Methods Admitted trauma patient data provided by 12 trauma centres were linked with financial data for 2008–09. Actual costs incurred by each hospital were compared with state-wide Australian Refined Diagnostic Related Groups (AR-DRG) average costs. Patient episodes where actual cost was higher than AR-DRG cost allocation were examined.
Results There were 16 693 patients at a total cost of AU$178.7 million. The total costs incurred by trauma centres were $14.7 million above the NSW peer-group average cost estimates. There were 10 AR-DRG where the total cost variance was greater than $500 000. The AR-DRG with the largest proportion of patients were the upper limb injury categories, many of whom had multiple body regions injured and/or a traumatic brain injury (P < 0.001).
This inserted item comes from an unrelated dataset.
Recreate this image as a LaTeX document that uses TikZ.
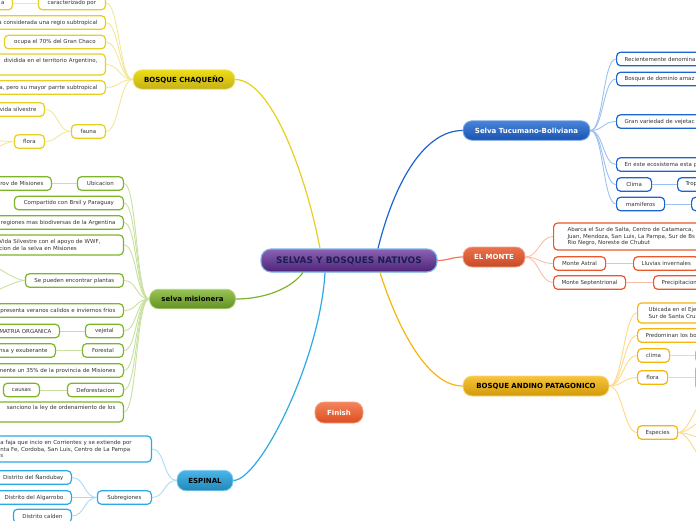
\documentclass[tikz,border=0pt]{standalone}
\usepackage{fontspec}
\setmainfont{DejaVu Sans}
\usetikzlibrary{calc}
\definecolor{txtc}{HTML}{333333}
\definecolor{yB}{HTML}{E6CF1E}\definecolor{yC}{HTML}{F3E79A}
\definecolor{gB}{HTML}{7DB52A}\definecolor{gC}{HTML}{C8E0A0}
\definecolor{lB}{HTML}{2AA9E6}\definecolor{lC}{HTML}{A8DCF7}
\definecolor{tB}{HTML}{1C64D0}\definecolor{tC}{HTML}{9CC0F0}
\definecolor{oB}{HTML}{E8582C}\definecolor{oC}{HTML}{F8BFA8}
\definecolor{aB}{HTML}{F5B50A}\definecolor{aC}{HTML}{FDD98A}
\newcommand\leaffont{\fontsize{5.5}{6.6}\selectfont}
\begin{document}
\begin{tikzpicture}[x=1pt,y=-1pt,
  leaf/.style={draw, fill=white, rounded corners=4pt, line width=1.2pt, font=\leaffont, text=txtc, inner xsep=8pt, inner ysep=1pt, minimum height=13.5pt},
  leafY/.style={leaf, draw=yB}, leafG/.style={leaf, draw=gB}, leafL/.style={leaf, draw=lB},
  leafT/.style={leaf, draw=tB}, leafO/.style={leaf, draw=oB}, leafA/.style={leaf, draw=aB},
  offL/.style={anchor=east, text width=220pt, align=right},
  offR/.style={anchor=west, text width=220pt, align=left},
  mainnode/.style={draw, rounded corners=9pt, line width=0.8pt, minimum height=19.5pt, inner sep=0pt, font=\bfseries\fontsize{7}{8}\selectfont},
  mainY/.style={mainnode, top color=yellow!30!yB, bottom color=yB!85!black, draw=yB!50!white, text=black},
  mainG/.style={mainnode, top color=gB!80!white, bottom color=gB!80!black, draw=gB!60!white, text=black},
  mainL/.style={mainnode, top color=lB!85!white, bottom color=lB!80!black, draw=lB!55!white, text=black},
  mainT/.style={mainnode, top color=tB!80!white, bottom color=tB!85!black, draw=tB!55!white, text=white},
  mainO/.style={mainnode, top color=oB!85!white, bottom color=oB!85!black, draw=oB!55!white, text=white},
  mainA/.style={mainnode, top color=aB!80!white, bottom color=aB!85!black, draw=aB!55!white, text=black},
  mainC/.style={mainnode, top color={rgb,255:red,139;green,98;blue,180}, bottom color={rgb,255:red,75;green,35;blue,120}, draw={rgb,255:red,116;green,180;blue,230}, line width=1.1pt, text={rgb,255:red,27;green,31;blue,79}, font=\bfseries\fontsize{9}{10}\selectfont, rounded corners=10pt},
  mainF/.style={mainnode, top color={rgb,255:red,243;green,132;blue,90}, bottom color={rgb,255:red,220;green,78;blue,34}, draw={rgb,255:red,246;green,160;blue,128}, text=white},
  lc/.style={out=180, in=0, distance=13pt},
  rc/.style={out=0, in=180, distance=13pt},
  sub/.style={line width=0.9pt},
  big/.style={line width=1.2pt}
]
\useasboundingbox (0,0) rectangle (696,520);

% ---------- main nodes
\node[mainC, minimum width=176pt, minimum height=23pt] (cen) at (349,260.5) {SELVAS Y BOSQUES NATIVOS};
\node[mainF, minimum width=48pt, minimum height=21pt] (fin) at (339,412.5) {Finish};
\node[mainY, minimum width=102pt] (chaco) at (184,79.5) {BOSQUE CHAQUEÑO};
\node[mainG, minimum width=86pt] (mis) at (192.5,299) {selva misionera};
\node[mainL, minimum width=56pt, minimum height=20.5pt] (esp) at (205,480.5) {ESPINAL};
\node[mainT, minimum width=127pt] (tuc) at (526.5,130.5) {Selva Tucumano-Boliviana};
\node[mainO, minimum width=62pt, minimum height=20pt] (mon) at (494,257) {EL MONTE};
\node[mainA, minimum width=146pt, minimum height=20pt] (and) at (536,386) {BOSQUE ANDINO PATAGONICO};

% ---------- main connectors
\draw[big, yB] ([xshift=-29pt]cen.north) .. controls (305,170) and (270,79.5) .. (chaco.east);
\draw[big, tB] ([xshift=29pt]cen.north) .. controls (395,180) and (425,130.5) .. (tuc.west);
\draw[big, oB!80!white] (cen.east) to[out=0,in=180] (mon.west);
\draw[big, aB] ([xshift=31pt]cen.south) .. controls (395,320) and (425,386) .. (and.west);
\draw[big, gB] ([xshift=-46pt]cen.south) .. controls (290,290) and (262,299) .. (mis.east);
\draw[big, lB] ([xshift=-24pt]cen.south) .. controls (320,360) and (260,480) .. (esp.east);

% ---------- BOSQUE CHAQUEÑO
\node[leafY, anchor=east, minimum width=67pt] (c1) at (106,3) {caracterizado por};
\node[leafY, offL] (c1a) at (13,3) {a};
\node[leafY, offL] (c2) at (106,22.5) {a considerada una regio subtropical};
\node[leafY, anchor=east, minimum width=101pt] (c3) at (106,42) {ocupa el 70\% del Gran Chaco};
\node[leafY, offL, minimum height=21pt] (c4) at (106,64.5) {dividida en el territorio Argentino,\\ \strut};
\node[leafY, offL] (c5) at (106,87.5) {a, pero su mayor parrte subtropical};
\node[leafY, anchor=east, minimum width=34pt] (c6) at (106,131.5) {fauna};
\node[leafY, offL] (c6a) at (45,109.5) {vida silvestre};
\node[leafY, anchor=east, minimum width=30pt] (c6b) at (45,141.5) {flora};
\coordinate (f1) at (-40,138);
\coordinate (f2) at (-40,165);
\foreach \c in {c1,c2,c3,c4,c5,c6} \draw[sub, yC] (chaco.west) to[lc] (\c.east);
\draw[sub, yC] (c1.west) to[lc] (c1a.east);
\draw[sub, yC] (c6.west) to[lc] (c6a.east);
\draw[sub, yC] (c6.west) to[lc] (c6b.east);
\draw[sub, yC] (c6b.west) to[lc] (f1);
\draw[sub, yC] (c6b.west) to[lc] (f2);

% ---------- selva misionera
\node[leafG, anchor=east, minimum width=46pt] (m1) at (124,183.5) {Ubicacion};
\node[leafG, offL] (m1a) at (52,183.5) {rov de Misiones};
\node[leafG, anchor=east, minimum width=109pt] (m2) at (124,203) {Compartido con Brsil y Paraguay};
\node[leafG, offL] (m3) at (124,222.5) {regiones mas biodiversas de la Argentina};
\node[leafG, anchor=east, text width=116pt, align=left, minimum height=20pt] (m4) at (124,245) {Vida Silvestre con el apoyo de WWF,\\cion de la selva en Misiones};
\node[leafG, anchor=east, minimum width=98pt] (m5) at (124,280.5) {Se pueden encontrar plantas};
\coordinate (p1) at (-30,255);
\coordinate (p2) at (-30,300);
\node[leafG, offL] (m6) at (124,310.5) {presenta veranos calidos e inviernos frios};
\node[leafG, anchor=east, minimum width=38pt] (m7) at (124,331) {vejetal};
\node[leafG, offL] (m7a) at (60,331) {MATRIA ORGANICA};
\node[leafG, anchor=east, minimum width=41pt] (m8) at (124,350.5) {Forestal};
\node[leafG, offL] (m8a) at (56,350.5) {nsa y exuberante};
\node[leafG, offL] (m9) at (124,370.5) {mente un 35\% de la provincia de Misiones};
\node[leafG, anchor=east, minimum width=56pt] (m10) at (124,390) {Deforestacion};
\node[leafG, anchor=east, minimum width=36pt] (m10a) at (40,390) {causas};
\node[leafG, offL, minimum height=20pt] (m11) at (124,412) {sanciono la ley de ordenamiento de los\\ \strut};
\foreach \c in {m1,m2,m3,m4,m5,m6,m7,m8,m9,m10,m11} \draw[sub, gC] (mis.west) to[lc] (\c.east);
\draw[sub, gC] (m1.west) to[lc] (m1a.east);
\draw[sub, gC] (m5.west) to[lc] (p1);
\draw[sub, gC] (m5.west) to[lc] (p2);
\draw[sub, gC] (m7.west) to[lc] (m7a.east);
\draw[sub, gC] (m8.west) to[lc] (m8a.east);
\draw[sub, gC] (m10.west) to[lc] (m10a.east);

% ---------- ESPINAL
\node[leafL, anchor=east, text width=143pt, align=left, minimum height=26pt] (e1) at (152,449) {a faja que incio en Corrientes y se extiende por\\nta Fe, Cordoba, San Luis, Centro de La Pampa\\s};
\node[leafL, anchor=east, minimum width=54pt] (e2) at (152,497.5) {Subregiones};
\node[leafL, offL] (e2a) at (72,477.5) {Distrito del Ñandubay};
\node[leafL, offL] (e2b) at (72,497.5) {Distrito del Algarrobo};
\node[leafL, anchor=east, minimum width=58pt] (e2c) at (72,516) {Distrito calden};
\foreach \c in {e1,e2} \draw[sub, lC] (esp.west) to[lc] (\c.east);
\foreach \c in {e2a,e2b,e2c} \draw[sub, lC] (e2.west) to[lc] (\c.east);

% ---------- Selva Tucumano-Boliviana
\node[leafT, offR] (t1) at (616,59) {Recientemente denomina};
\node[leafT, offR] (t2) at (616,79) {Bosque de dominio amaz};
\node[leafT, offR] (t3) at (616,121.5) {Gran variedad de vejetac};
\node[leafT, offR] (t4) at (616,164.5) {En este ecosistema esta p};
\node[leafT, anchor=west, minimum width=35pt] (t5) at (616,184.5) {Clima};
\node[leafT, offR] (t5a) at (677,184.5) {Trop};
\node[leafT, anchor=west, minimum width=48pt] (t6) at (616,204) {mamiferos};
\node[leafT, anchor=west, minimum width=40pt] (t6a) at (691,204) {};
\foreach \c in {t1,t2,t3,t4,t5,t6} \draw[sub, tC] (tuc.east) to[rc] (\c.west);
\draw[sub, tC] (t5.east) to[rc] (t5a.west);
\draw[sub, tC] (t6.east) to[rc] (t6a.west);

% ---------- EL MONTE
\node[leafO, anchor=west, text width=220pt, align=left, inner xsep=14pt, minimum height=27pt] (n1) at (553,236.5) {Abarca el Sur de Salta, Centro de Catamarca,\\Juan, Mendoza, San Luis, La Pampa, Sur de Bs\\Rio Negro, Noreste de Chubut};
\node[leafO, anchor=west, minimum width=52pt] (n2) at (553,263.5) {Monte Astral};
\node[leafO, anchor=west] (n2a) at (633,263.5) {Lluvias invernales};
\node[leafO, anchor=west, minimum width=72pt] (n3) at (553,282.5) {Monte Septentrional};
\node[leafO, offR] (n3a) at (653,282.5) {Precipitacion};
\foreach \c in {n1,n2,n3} \draw[sub, oC] (mon.east) to[rc] (\c.west);
\draw[sub, oC] (n2.east) to[rc] (n2a.west);
\draw[sub, oC] (n3.east) to[rc] (n3a.west);

% ---------- BOSQUE ANDINO PATAGONICO
\node[leafA, offR, inner xsep=11pt, minimum height=20pt] (a1) at (637,313) {Ubicada en el Eje\\Sur de Santa Cruz};
\node[leafA, offR] (a2) at (637,335.5) {Predominan los bo};
\node[leafA, anchor=west, minimum width=32pt] (a3) at (637,355.5) {clima};
\node[leafA, anchor=west, minimum width=40pt] (a3a) at (695,355.5) {};
\node[leafA, anchor=west, minimum width=30pt] (a4) at (637,377.5) {flora};
\node[leafA, anchor=west, minimum width=40pt, minimum height=24pt] (a4a) at (695,377.5) {};
\node[leafA, anchor=west, minimum width=40pt] (a5) at (637,432.5) {Especies};
\coordinate (s1) at (716,382);
\coordinate (s2) at (716,414);
\coordinate (s3) at (716,442);
\coordinate (s4) at (716,474);
\foreach \c in {a1,a2,a3,a4,a5} \draw[sub, aC] (and.east) to[rc] (\c.west);
\draw[sub, aC] (a3.east) to[rc] (a3a.west);
\draw[sub, aC] (a4.east) to[rc] (a4a.west);
\foreach \c in {s1,s2,s3,s4} \draw[sub, aC] (a5.east) to[rc] (\c);
\end{tikzpicture}
\end{document}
Conclusions AR-DRG classifications do not adequately describe the trauma patient episode and are not commensurate with the expense of trauma treatment. A revision of AR-DRG used for trauma is needed.
What is known about this topic? Severely injured trauma patients often have multiple injuries, in more than one body region and the determination of appropriate AR-DRG can be difficult. Pilot research suggests that the AR-DRG do not accurately represent the care that is required for these patients.
What does this paper add? This is the first multicentre analysis of treatment costs and coding variance for major trauma in Australia. This research identifies the limitations of the current AR-DRGS and those that are particularly problematic. The value of linking trauma registry and financial data within each trauma centre is demonstrated.
What are the implications for practitioners? Further work should be conducted between trauma services, clinical coding and finance departments to improve the accuracy of clinical coding, review funding models and ensure that AR-DRG allocation is commensurate with the expense of trauma treatment.
Additional keywords: cost, injury, health economics, health services.